What the exercise asks:
Exactly repeat the material, dropping every picture from the copy.

Source excerpt:
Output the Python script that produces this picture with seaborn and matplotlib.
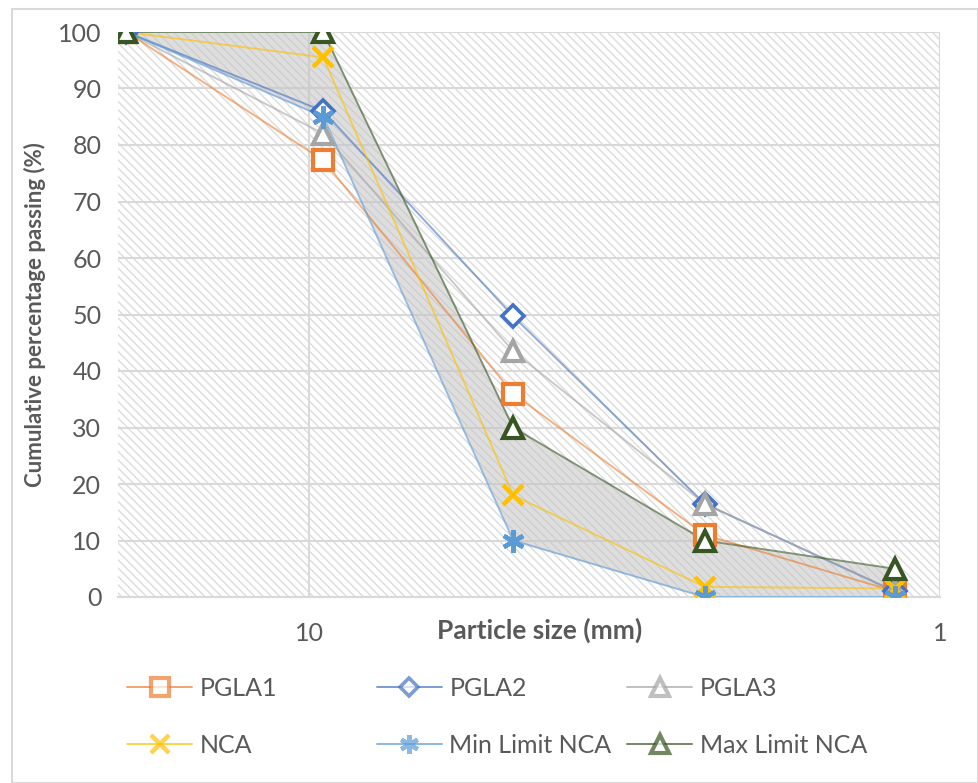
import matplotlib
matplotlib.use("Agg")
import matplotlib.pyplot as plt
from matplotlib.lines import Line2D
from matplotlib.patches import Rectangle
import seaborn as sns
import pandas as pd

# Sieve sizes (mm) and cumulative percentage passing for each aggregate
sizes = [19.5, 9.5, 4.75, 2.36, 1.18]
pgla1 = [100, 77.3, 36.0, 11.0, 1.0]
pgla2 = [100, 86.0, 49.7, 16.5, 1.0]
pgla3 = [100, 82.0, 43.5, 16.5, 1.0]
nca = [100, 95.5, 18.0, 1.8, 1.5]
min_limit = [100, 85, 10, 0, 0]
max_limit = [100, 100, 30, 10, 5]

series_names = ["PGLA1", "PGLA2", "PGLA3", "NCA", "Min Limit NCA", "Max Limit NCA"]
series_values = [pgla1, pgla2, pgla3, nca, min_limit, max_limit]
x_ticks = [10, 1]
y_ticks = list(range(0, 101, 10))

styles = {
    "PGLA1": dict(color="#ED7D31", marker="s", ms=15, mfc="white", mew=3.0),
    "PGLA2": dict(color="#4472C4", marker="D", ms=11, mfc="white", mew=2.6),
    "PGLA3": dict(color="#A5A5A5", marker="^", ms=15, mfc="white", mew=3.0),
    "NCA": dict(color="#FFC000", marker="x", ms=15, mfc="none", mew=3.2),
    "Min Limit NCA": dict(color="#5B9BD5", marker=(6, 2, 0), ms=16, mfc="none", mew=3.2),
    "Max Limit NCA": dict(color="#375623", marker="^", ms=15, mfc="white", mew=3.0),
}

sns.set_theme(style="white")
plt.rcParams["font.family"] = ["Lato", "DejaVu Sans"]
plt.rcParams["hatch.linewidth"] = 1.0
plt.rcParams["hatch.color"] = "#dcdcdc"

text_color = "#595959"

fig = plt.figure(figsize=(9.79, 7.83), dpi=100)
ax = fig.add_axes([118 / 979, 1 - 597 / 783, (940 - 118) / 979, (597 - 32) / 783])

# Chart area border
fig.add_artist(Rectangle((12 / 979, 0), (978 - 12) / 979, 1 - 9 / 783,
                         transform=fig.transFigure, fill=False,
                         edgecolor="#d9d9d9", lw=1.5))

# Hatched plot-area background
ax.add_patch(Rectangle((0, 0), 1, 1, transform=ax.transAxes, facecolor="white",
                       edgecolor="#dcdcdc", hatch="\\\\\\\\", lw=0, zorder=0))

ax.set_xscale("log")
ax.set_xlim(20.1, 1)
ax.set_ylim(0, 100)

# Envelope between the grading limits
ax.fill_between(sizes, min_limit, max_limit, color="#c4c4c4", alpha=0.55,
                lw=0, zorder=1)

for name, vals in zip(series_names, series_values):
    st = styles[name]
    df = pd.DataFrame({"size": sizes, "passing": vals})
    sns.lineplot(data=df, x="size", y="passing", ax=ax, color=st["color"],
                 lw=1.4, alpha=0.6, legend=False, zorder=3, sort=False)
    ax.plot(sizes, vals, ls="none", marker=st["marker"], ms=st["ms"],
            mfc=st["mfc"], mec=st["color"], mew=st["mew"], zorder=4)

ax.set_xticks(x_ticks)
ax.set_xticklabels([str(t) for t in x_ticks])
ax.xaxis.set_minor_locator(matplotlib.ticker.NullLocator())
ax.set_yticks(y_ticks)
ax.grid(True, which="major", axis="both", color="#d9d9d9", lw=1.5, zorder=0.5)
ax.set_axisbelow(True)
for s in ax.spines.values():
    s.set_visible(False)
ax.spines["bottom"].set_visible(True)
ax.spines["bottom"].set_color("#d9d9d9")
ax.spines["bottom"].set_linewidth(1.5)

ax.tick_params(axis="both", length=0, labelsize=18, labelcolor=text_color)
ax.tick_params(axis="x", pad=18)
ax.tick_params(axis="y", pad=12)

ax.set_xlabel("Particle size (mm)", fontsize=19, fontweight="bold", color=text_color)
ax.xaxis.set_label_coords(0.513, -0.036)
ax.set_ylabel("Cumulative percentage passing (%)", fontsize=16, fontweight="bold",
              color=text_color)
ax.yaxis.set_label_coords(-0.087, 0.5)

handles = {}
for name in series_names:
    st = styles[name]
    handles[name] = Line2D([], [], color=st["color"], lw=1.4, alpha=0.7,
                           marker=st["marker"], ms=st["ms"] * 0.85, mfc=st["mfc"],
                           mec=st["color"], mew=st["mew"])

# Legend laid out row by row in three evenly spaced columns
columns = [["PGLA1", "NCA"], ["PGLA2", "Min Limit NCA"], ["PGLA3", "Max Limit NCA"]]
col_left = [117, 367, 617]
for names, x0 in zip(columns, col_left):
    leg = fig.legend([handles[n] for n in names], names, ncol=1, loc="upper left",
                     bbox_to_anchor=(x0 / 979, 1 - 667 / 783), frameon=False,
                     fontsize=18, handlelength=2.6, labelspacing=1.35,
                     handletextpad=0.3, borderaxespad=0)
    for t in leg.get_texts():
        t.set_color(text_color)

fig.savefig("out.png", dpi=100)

Exercise solution:
Output the Python script that produces this picture with seaborn and matplotlib.
import matplotlib
matplotlib.use("Agg")
import matplotlib.pyplot as plt
from matplotlib.lines import Line2D
from matplotlib.patches import Rectangle
import seaborn as sns
import pandas as pd

# Sieve sizes (mm) and cumulative percentage passing for each aggregate
sizes = [19.5, 9.5, 4.75, 2.36, 1.18]
pgla1 = [100, 77.3, 36.0, 11.0, 1.0]
pgla2 = [100, 86.0, 49.7, 16.5, 1.0]
pgla3 = [100, 82.0, 43.5, 16.5, 1.0]
nca = [100, 95.5, 18.0, 1.8, 1.5]
min_limit = [100, 85, 10, 0, 0]
max_limit = [100, 100, 30, 10, 5]

series_names = ["PGLA1", "PGLA2", "PGLA3", "NCA", "Min Limit NCA", "Max Limit NCA"]
series_values = [pgla1, pgla2, pgla3, nca, min_limit, max_limit]
x_ticks = [10, 1]
y_ticks = list(range(0, 101, 10))

styles = {
    "PGLA1": dict(color="#ED7D31", marker="s", ms=15, mfc="white", mew=3.0),
    "PGLA2": dict(color="#4472C4", marker="D", ms=11, mfc="white", mew=2.6),
    "PGLA3": dict(color="#A5A5A5", marker="^", ms=15, mfc="white", mew=3.0),
    "NCA": dict(color="#FFC000", marker="x", ms=15, mfc="none", mew=3.2),
    "Min Limit NCA": dict(color="#5B9BD5", marker=(6, 2, 0), ms=16, mfc="none", mew=3.2),
    "Max Limit NCA": dict(color="#375623", marker="^", ms=15, mfc="white", mew=3.0),
}

sns.set_theme(style="white")
plt.rcParams["font.family"] = ["Lato", "DejaVu Sans"]
plt.rcParams["hatch.linewidth"] = 1.0
plt.rcParams["hatch.color"] = "#dcdcdc"

text_color = "#595959"

fig = plt.figure(figsize=(9.79, 7.83), dpi=100)
ax = fig.add_axes([118 / 979, 1 - 597 / 783, (940 - 118) / 979, (597 - 32) / 783])

# Chart area border
fig.add_artist(Rectangle((12 / 979, 0), (978 - 12) / 979, 1 - 9 / 783,
                         transform=fig.transFigure, fill=False,
                         edgecolor="#d9d9d9", lw=1.5))

# Hatched plot-area background
ax.add_patch(Rectangle((0, 0), 1, 1, transform=ax.transAxes, facecolor="white",
                       edgecolor="#dcdcdc", hatch="\\\\\\\\", lw=0, zorder=0))

ax.set_xscale("log")
ax.set_xlim(20.1, 1)
ax.set_ylim(0, 100)

# Envelope between the grading limits
ax.fill_between(sizes, min_limit, max_limit, color="#c4c4c4", alpha=0.55,
                lw=0, zorder=1)

for name, vals in zip(series_names, series_values):
    st = styles[name]
    df = pd.DataFrame({"size": sizes, "passing": vals})
    sns.lineplot(data=df, x="size", y="passing", ax=ax, color=st["color"],
                 lw=1.4, alpha=0.6, legend=False, zorder=3, sort=False)
    ax.plot(sizes, vals, ls="none", marker=st["marker"], ms=st["ms"],
            mfc=st["mfc"], mec=st["color"], mew=st["mew"], zorder=4)

ax.set_xticks(x_ticks)
ax.set_xticklabels([str(t) for t in x_ticks])
ax.xaxis.set_minor_locator(matplotlib.ticker.NullLocator())
ax.set_yticks(y_ticks)
ax.grid(True, which="major", axis="both", color="#d9d9d9", lw=1.5, zorder=0.5)
ax.set_axisbelow(True)
for s in ax.spines.values():
    s.set_visible(False)
ax.spines["bottom"].set_visible(True)
ax.spines["bottom"].set_color("#d9d9d9")
ax.spines["bottom"].set_linewidth(1.5)

ax.tick_params(axis="both", length=0, labelsize=18, labelcolor=text_color)
ax.tick_params(axis="x", pad=18)
ax.tick_params(axis="y", pad=12)

ax.set_xlabel("Particle size (mm)", fontsize=19, fontweight="bold", color=text_color)
ax.xaxis.set_label_coords(0.513, -0.036)
ax.set_ylabel("Cumulative percentage passing (%)", fontsize=16, fontweight="bold",
              color=text_color)
ax.yaxis.set_label_coords(-0.087, 0.5)

handles = {}
for name in series_names:
    st = styles[name]
    handles[name] = Line2D([], [], color=st["color"], lw=1.4, alpha=0.7,
                           marker=st["marker"], ms=st["ms"] * 0.85, mfc=st["mfc"],
                           mec=st["color"], mew=st["mew"])

# Legend laid out row by row in three evenly spaced columns
columns = [["PGLA1", "NCA"], ["PGLA2", "Min Limit NCA"], ["PGLA3", "Max Limit NCA"]]
col_left = [117, 367, 617]
for names, x0 in zip(columns, col_left):
    leg = fig.legend([handles[n] for n in names], names, ncol=1, loc="upper left",
                     bbox_to_anchor=(x0 / 979, 1 - 667 / 783), frameon=False,
                     fontsize=18, handlelength=2.6, labelspacing=1.35,
                     handletextpad=0.3, borderaxespad=0)
    for t in leg.get_texts():
        t.set_color(text_color)

fig.savefig("out.png", dpi=100)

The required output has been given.